Friday, October 30, 2009

How and Why Downtimes are Scheduled at Pobox

0 comments
Very early next Tuesday morning (or late Monday night for you night owls), Pobox has a Mailstore downtime scheduled from midnight to 4 AM (which is a really long outage for us!) I asked our Operations Head, Bryan Allen, to explain a little bit about downtimes, including the many, many changes that don't require downtimes, as well as what kinds of changes do.

Here at Pobox we try to minimize outages. In fact, we kind of have a thing about it. We keep the spice flowing, and we try to ensure you can access your mail. Periodically, we generate planned outages for software or hardware upgrades.

The vast majority of the Pobox service infrastructure is redundant and to an extent, self-healing; it requires no human interaction when badness occurs. The rest is replicated but requires manual intervention for failover. The core databases are an example of that: We have failover replicas, and we can fail over to any one of them within minutes with a minimum of service impact and no performance degradation once the failover has finished.

Our software upgrades are relatively benign these days. We push new Perl code to production several times a week, and we patch our operating systems regularly (thanks to the magic of Solaris LiveUpgrade, this would create an outage of a few minutes if most services weren't already redundant), and so on. We very, very rarely have service outages that are caused by core software.

On rare occasion (especially in the last several years), we'll hit an unplanned outage on a unique service. Those are Big Fires, and there's only one goal there: To fix the problem and restore service.

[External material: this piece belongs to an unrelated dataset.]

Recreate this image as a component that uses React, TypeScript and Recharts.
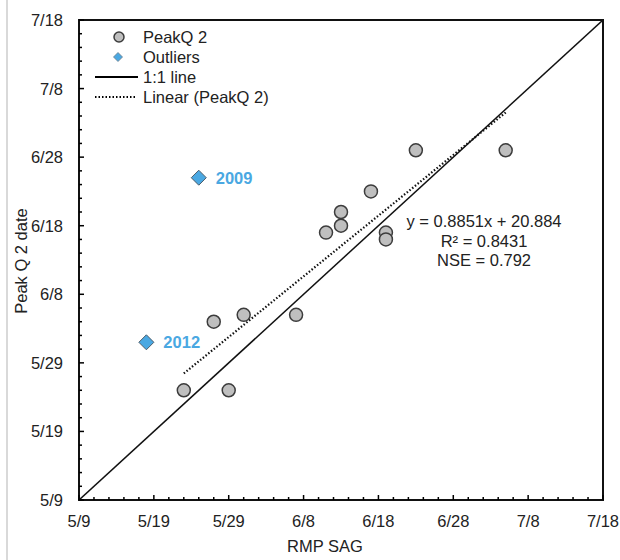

Hardware outages, simply due to intrinsic orneriness, are harder to both plan for and recover from. Sometimes bugs can generate an outage: Recently a bug in the Mailstore authentication code made it so new clients could not authenticate and access their mail. That was a regression, and the fix was trivial.

Conversely, a planned outage is a declaration of intent: It says we are going to create an interruption of service some some specific, defined reason. At times, the intention is to avoid an unplanned outage (a fire) at some point in the future. Usually, it's to improve the service in some way.

Tuesday's outage is for a relatively major hardware upgrade.

The X4100 M2s running the Mailstore storage are somewhat older dual-core Opterons. We haven't quite hit the wall for their CPU running Mailstore, but we can see the dust on the horizon. Very early Tuesday morning, we're going to be swapping the X4100s out for X4150s (dual quad-core Xeons). That change alone will see us through for quite a long time. In addition to faster CPU and bus, however, the X4150s can take double the RAM (doubling the filesystem cache) and have 8 SAS bays (four free, currently, per-system). This will let us a build a Hybrid Storage Pool, redirecting the filesystem journal writes to an write-optmized SDD, and building an L2 filesystem cache on a read-optimized SSD. To put it very mildly: Zoom. In the future we'll want a way to upgrade the storage head nodes without taking the service offline, but currently the architecture doesn't allow for it.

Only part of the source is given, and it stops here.